>> START GIVEN DATA
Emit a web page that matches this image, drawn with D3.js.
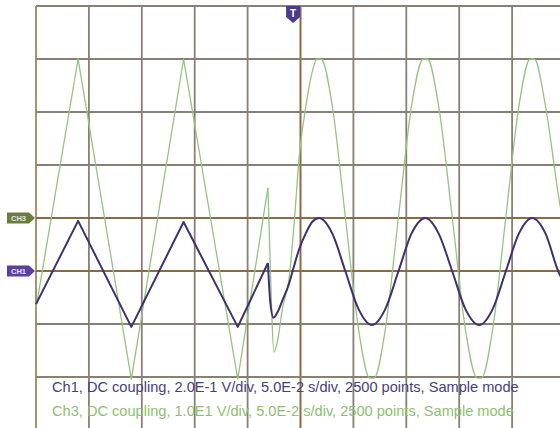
<!DOCTYPE html>
<html><head><meta charset="utf-8">
<script src="https://cdn.jsdelivr.net/npm/d3@7"></script>
<style>html,body{margin:0;padding:0;background:#fff;overflow:hidden}</style>
</head><body><svg id="c" width="560" height="428"></svg>
<script>
// time grid (ms) and vertical divisions
const timeGrid = [-250,-200,-150,-100,-50,0,50,100,150,200,250];
const divGrid = [-4,-3,-2,-1,0,1,2,3,4];

// Ch1 (V) : triangle part then sine part  [time ms, volts]
const ch1Triangle = [[-250,-0.125],[-210.2,0.189],[-159.9,-0.211],[-110.5,0.185],[-59.3,-0.211],[-30.8,0.03]];
const ch1Sine = [[-30.8,0.03],[-28.5,-0.12],[-25.5,-0.176],[-22,-0.158],[-17,-0.11],[-11,-0.05],[-6,0.02],[-1.5,0.08],[5,0.142],[11,0.185],[17.5,0.2],
  [30,0.142],[42.5,-0.002],[55,-0.145],[67.5,-0.204],[80,-0.145],[92.5,-0.002],[105,0.142],[118,0.2],
  [130.5,0.142],[143.5,-0.002],[156,-0.145],[169,-0.204],[181.5,-0.145],[194,-0.002],[206.5,0.142],[219,0.2],
  [231.5,0.142],[244,-0.005],[250,-0.05]];

// Ch3 (V)
const ch3Triangle = [[-250,-17],[-210.2,30],[-159.9,-30.4],[-110.5,30],[-59.3,-30.4],[-30.8,5.7]];
const ch3Sine = [[-30.8,5.7],[-27.5,-16],[-25.2,-25.3],[-22,-23.5],[-17,-17],[-11,-11.7],[-6,-1],[-1.5,10.9],[5,21],[11,27.5],[15.5,30],[19.5,30],
  [30,21.2],[42.5,0],[55,-21.2],[65.5,-30.2],[69.5,-30.2],[80,-21.2],[92.5,0],[105,21.2],[116,30],[120,30],
  [130.5,21.2],[143.5,0],[156,-21.2],[167,-30.2],[171,-30.2],[181.5,-21.2],[194,0],[206.5,21.2],[217,30],[221,30],
  [231.5,21.2],[244,4],[250,-3]];

const channelNames = ["CH3","CH1"];
const channelColors = ["#6b7d3c","#5b3f9f"];
const infoLines = [
  "Ch1, DC coupling, 2.0E-1 V/div, 5.0E-2 s/div, 2500 points, Sample mode",
  "Ch3, DC coupling, 1.0E1 V/div, 5.0E-2 s/div, 2500 points, Sample mode"
];
const infoColors = ["#4a3d7c","#8cbf70"];
const triggerTime = -7;

const svg = d3.select("#c");
svg.append("rect").attr("width",560).attr("height",428).attr("fill","#fff");

const x = d3.scaleLinear().domain([-250,250]).range([36,565]);
const yDiv = d3.scaleLinear().domain([-4,4]).range([430,6]);
const y1 = d3.scaleLinear().domain([-0.6,1.0]).range([430,6]);
const y3 = d3.scaleLinear().domain([-40,40]).range([430,6]);

const grid = svg.append("g");
grid.selectAll("line.v").data(timeGrid).join("line")
  .attr("x1",d=>x(d)).attr("x2",d=>x(d)).attr("y1",yDiv(4)).attr("y2",yDiv(-4))
  .attr("stroke",d=> d===0 ? "#8c6a44" : (d===-250 ? "#a3855a" : "#8a7f74"))
  .attr("stroke-width",d=> d===0 ? 2 : 1.8);
grid.selectAll("line.h").data(divGrid).join("line")
  .attr("y1",d=>yDiv(d)).attr("y2",d=>yDiv(d)).attr("x1",x(-250)).attr("x2",x(250))
  .attr("stroke",d=> (d===0||d===-1) ? "#8c6a44" : "#8a7f74")
  .attr("stroke-width",1.8);

const lineLin = (ys) => d3.line().x(d=>x(d[0])).y(d=>ys(d[1])).curve(d3.curveLinear);
const lineSm = (ys) => d3.line().x(d=>x(d[0])).y(d=>ys(d[1])).curve(d3.curveMonotoneX);

const g3 = svg.append("g").attr("fill","none").attr("stroke","#92c580").attr("stroke-width",1.3).attr("stroke-linejoin","round");
g3.append("path").attr("d",lineLin(y3)(ch3Triangle));
g3.append("path").attr("d",lineSm(y3)(ch3Sine));

const g1 = svg.append("g").attr("fill","none").attr("stroke","#3d3170").attr("stroke-width",2).attr("stroke-linejoin","round");
g1.append("path").attr("d",lineLin(y1)(ch1Triangle));
g1.append("path").attr("d",lineSm(y1)(ch1Sine));

// channel markers
const markerY = [y3(0), y1(0)];
channelNames.forEach((n,i)=>{
  const yy = markerY[i];
  const gm = svg.append("g");
  gm.append("path").attr("d",`M7,${yy-5.5}H29L35,${yy}L29,${yy+5.5}H7Z`).attr("fill",channelColors[i]);
  gm.append("text").attr("x",18.5).attr("y",yy+3).attr("text-anchor","middle")
    .attr("font-family","Liberation Sans, Arial, sans-serif").attr("font-size",7.5).attr("font-weight","bold")
    .attr("fill","#e8e4f0").text(n);
});

// trigger marker
const tx = x(triggerTime);
svg.append("path").attr("d",`M${tx-7},6H${tx+7}V17L${tx},23L${tx-7},17Z`).attr("fill","#4b3a8a");
svg.append("text").attr("x",tx).attr("y",16.5).attr("text-anchor","middle")
  .attr("font-family","Liberation Sans, Arial, sans-serif").attr("font-size",10).attr("font-weight","bold")
  .attr("fill","#fff").text("T");

// info text
infoLines.forEach((t,i)=>{
  svg.append("text").attr("x",52).attr("y",392+i*23.5)
    .attr("font-family","Liberation Sans, Arial, sans-serif").attr("font-size",14.6)
    .attr("fill",infoColors[i]).text(t);
});
</script></body></html>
>> END GIVEN DATA
■ EXERCISE
Restate exactly, please, only the lines between the start of the data and the line containing "const divGrid = [-4,-3,-2,-1,0,1,2,3,4];", both ends included, skipping the pictures.

■ OUTPUT BELOW
Emit a web page that matches this image, drawn with D3.js.
<!DOCTYPE html>
<html><head><meta charset="utf-8">
<script src="https://cdn.jsdelivr.net/npm/d3@7"></script>
<style>html,body{margin:0;padding:0;background:#fff;overflow:hidden}</style>
</head><body><svg id="c" width="560" height="428"></svg>
<script>
// time grid (ms) and vertical divisions
const timeGrid = [-250,-200,-150,-100,-50,0,50,100,150,200,250];
const divGrid = [-4,-3,-2,-1,0,1,2,3,4];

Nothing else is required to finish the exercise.